● Dataset excerpt

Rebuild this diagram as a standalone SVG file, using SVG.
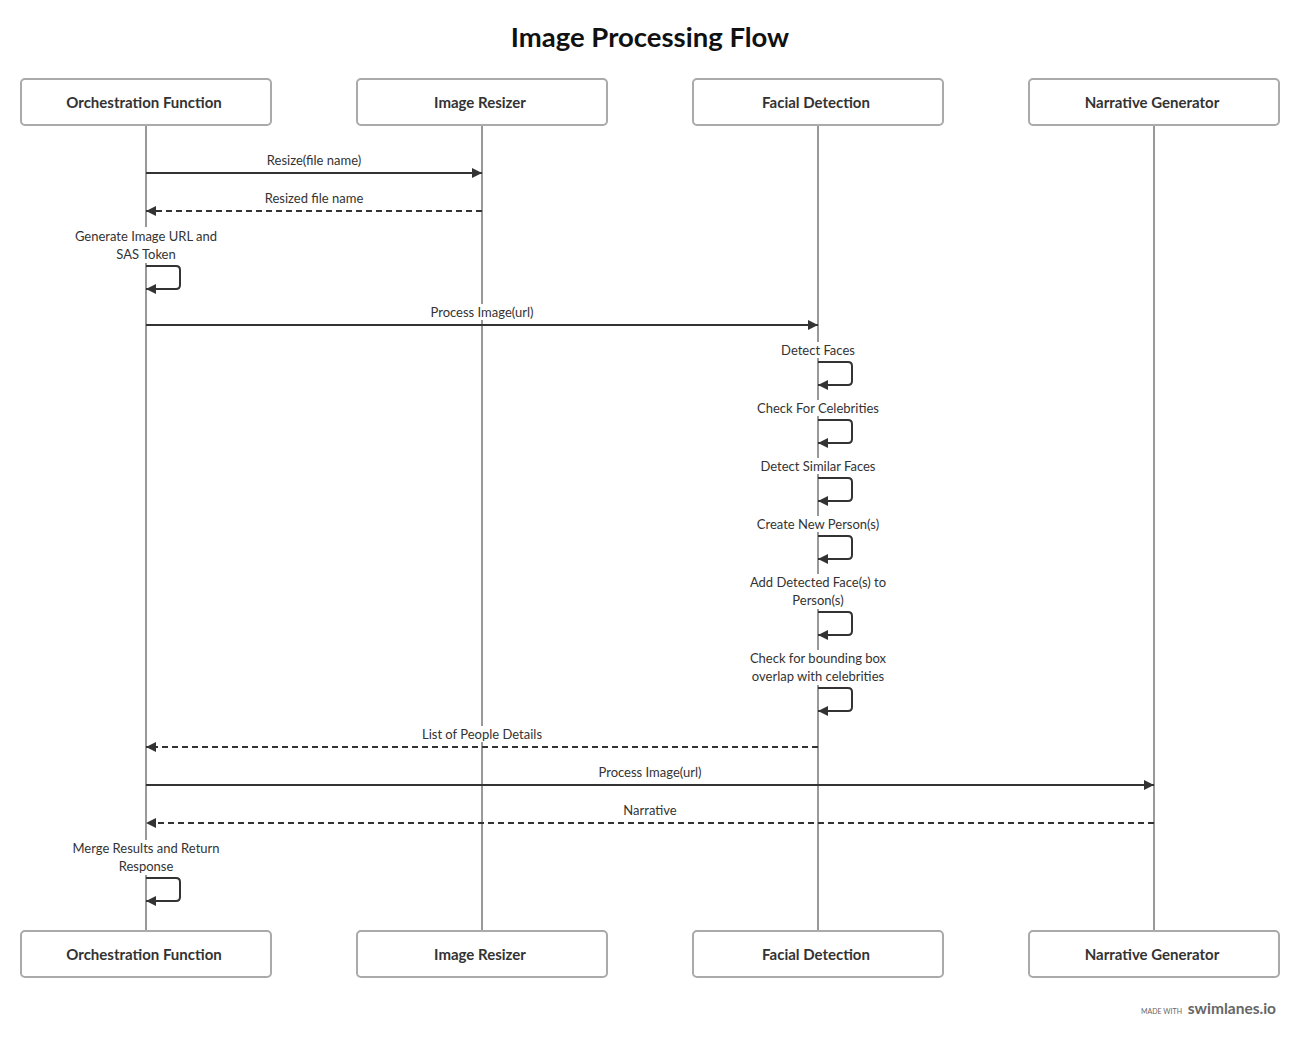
<svg xmlns="http://www.w3.org/2000/svg" width="1300" height="1038" viewBox="0 0 1300 1038">
<style>
.box{fill:#fff;stroke:#aaa;stroke-width:2}
.nt{font-family:Lato,"Liberation Sans",sans-serif;font-size:15px;font-weight:bold;fill:#333;text-anchor:middle}
.life{stroke:#999;stroke-width:2}
.msg{fill:none;stroke:#333;stroke-width:2}
.dash{stroke-dasharray:6 4}
.lb{font-family:Lato,"Liberation Sans",sans-serif;font-size:13px;fill:#333;text-anchor:middle}
.bg{fill:#fff}
</style>
<defs>
<marker id="ah" markerUnits="userSpaceOnUse" markerWidth="10" markerHeight="10" refX="10" refY="5" orient="auto">
<path d="M0,0 L10,5 L0,10 z" fill="#333"/>
</marker>
</defs>
<rect width="1300" height="1038" fill="#fff"/>
<text x="650" y="47" font-family="Lato,'Liberation Sans',sans-serif" font-size="27.5" font-weight="bold" fill="#111" text-anchor="middle">Image Processing Flow</text>

<g id="lifelines">
<line class="life" x1="146" y1="125" x2="146" y2="931"/>
<line class="life" x1="482" y1="125" x2="482" y2="931"/>
<line class="life" x1="818" y1="125" x2="818" y2="931"/>
<line class="life" x1="1154" y1="125" x2="1154" y2="931"/>
</g>

<g id="label-backgrounds">
<rect class="bg" x="72" y="227" width="148" height="36"/>
<rect class="bg" x="426" y="304" width="112" height="16"/>
<rect class="bg" x="779" y="342" width="78" height="16"/>
<rect class="bg" x="755" y="400" width="126" height="16"/>
<rect class="bg" x="757" y="458" width="122" height="16"/>
<rect class="bg" x="754" y="516" width="128" height="16"/>
<rect class="bg" x="747" y="574" width="142" height="35"/>
<rect class="bg" x="747" y="650" width="143" height="35"/>
<rect class="bg" x="419" y="726" width="126" height="16"/>
<rect class="bg" x="69" y="840" width="154" height="35"/>
</g>

<g id="node-orchestration">
<rect class="box" x="21" y="79" width="250" height="46" rx="4"/>
<text class="nt" x="144" y="107.5">Orchestration Function</text>
<rect class="box" x="21" y="931" width="250" height="46" rx="4"/>
<text class="nt" x="144" y="959.5">Orchestration Function</text>
</g>
<g id="node-resizer">
<rect class="box" x="357" y="79" width="250" height="46" rx="4"/>
<text class="nt" x="480" y="107.5">Image Resizer</text>
<rect class="box" x="357" y="931" width="250" height="46" rx="4"/>
<text class="nt" x="480" y="959.5">Image Resizer</text>
</g>
<g id="node-facial">
<rect class="box" x="693" y="79" width="250" height="46" rx="4"/>
<text class="nt" x="816" y="107.5">Facial Detection</text>
<rect class="box" x="693" y="931" width="250" height="46" rx="4"/>
<text class="nt" x="816" y="959.5">Facial Detection</text>
</g>
<g id="node-narrative">
<rect class="box" x="1029" y="79" width="250" height="46" rx="4"/>
<text class="nt" x="1152" y="107.5">Narrative Generator</text>
<rect class="box" x="1029" y="931" width="250" height="46" rx="4"/>
<text class="nt" x="1152" y="959.5">Narrative Generator</text>
</g>

<g id="connectors">
<path class="msg" d="M146,173 H482" marker-end="url(#ah)"/>
<path class="msg dash" d="M482,211 H146" marker-end="url(#ah)"/>
<path class="msg" d="M146,266 H176 Q180,266 180,270 V285 Q180,289 176,289 H146" marker-end="url(#ah)"/>
<path class="msg" d="M146,325 H818" marker-end="url(#ah)"/>
<path class="msg" d="M818,362 H848 Q852,362 852,366 V381 Q852,385 848,385 H818" marker-end="url(#ah)"/>
<path class="msg" d="M818,420 H848 Q852,420 852,424 V439 Q852,443 848,443 H818" marker-end="url(#ah)"/>
<path class="msg" d="M818,478 H848 Q852,478 852,482 V497 Q852,501 848,501 H818" marker-end="url(#ah)"/>
<path class="msg" d="M818,536 H848 Q852,536 852,540 V555 Q852,559 848,559 H818" marker-end="url(#ah)"/>
<path class="msg" d="M818,612 H848 Q852,612 852,616 V631 Q852,635 848,635 H818" marker-end="url(#ah)"/>
<path class="msg" d="M818,688 H848 Q852,688 852,692 V707 Q852,711 848,711 H818" marker-end="url(#ah)"/>
<path class="msg dash" d="M818,747 H146" marker-end="url(#ah)"/>
<path class="msg" d="M146,785 H1154" marker-end="url(#ah)"/>
<path class="msg dash" d="M1154,823 H146" marker-end="url(#ah)"/>
<path class="msg" d="M146,878 H176 Q180,878 180,882 V897 Q180,901 176,901 H146" marker-end="url(#ah)"/>

<text class="lb" x="314" y="164.5">Resize(file name)</text>
<text class="lb" x="314" y="202.5">Resized file name</text>
<text class="lb" x="146" y="240.5">Generate Image URL and</text>
<text class="lb" x="146" y="258.5">SAS Token</text>
<text class="lb" x="482" y="316.5">Process Image(url)</text>
<text class="lb" x="818" y="354.5">Detect Faces</text>
<text class="lb" x="818" y="412.5">Check For Celebrities</text>
<text class="lb" x="818" y="470.5">Detect Similar Faces</text>
<text class="lb" x="818" y="528.5">Create New Person(s)</text>
<text class="lb" x="818" y="586.5">Add Detected Face(s) to</text>
<text class="lb" x="818" y="604.5">Person(s)</text>
<text class="lb" x="818" y="662.5">Check for bounding box</text>
<text class="lb" x="818" y="680.5">overlap with celebrities</text>
<text class="lb" x="482" y="738.5">List of People Details</text>
<text class="lb" x="650" y="776.5">Process Image(url)</text>
<text class="lb" x="650" y="814.5">Narrative</text>
<text class="lb" x="146" y="852.5">Merge Results and Return</text>
<text class="lb" x="146" y="870.5">Response</text>
</g>

<g id="footer">
<text x="1182" y="1014" font-family="Lato,'Liberation Sans',sans-serif" font-size="7" fill="#666" text-anchor="end">MADE WITH</text>
<text x="1276" y="1014" font-family="Lato,'Liberation Sans',sans-serif" font-size="15.5" font-weight="bold" fill="#666" text-anchor="end">swimlanes.io</text>
</g>
</svg>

● Short task
Look through the data above. Each line containing the word "file" needs to be copied.

● Complete response
Rebuild this diagram as a standalone SVG file, using SVG.
<text class="lb" x="314" y="164.5">Resize(file name)</text>
<text class="lb" x="314" y="202.5">Resized file name</text>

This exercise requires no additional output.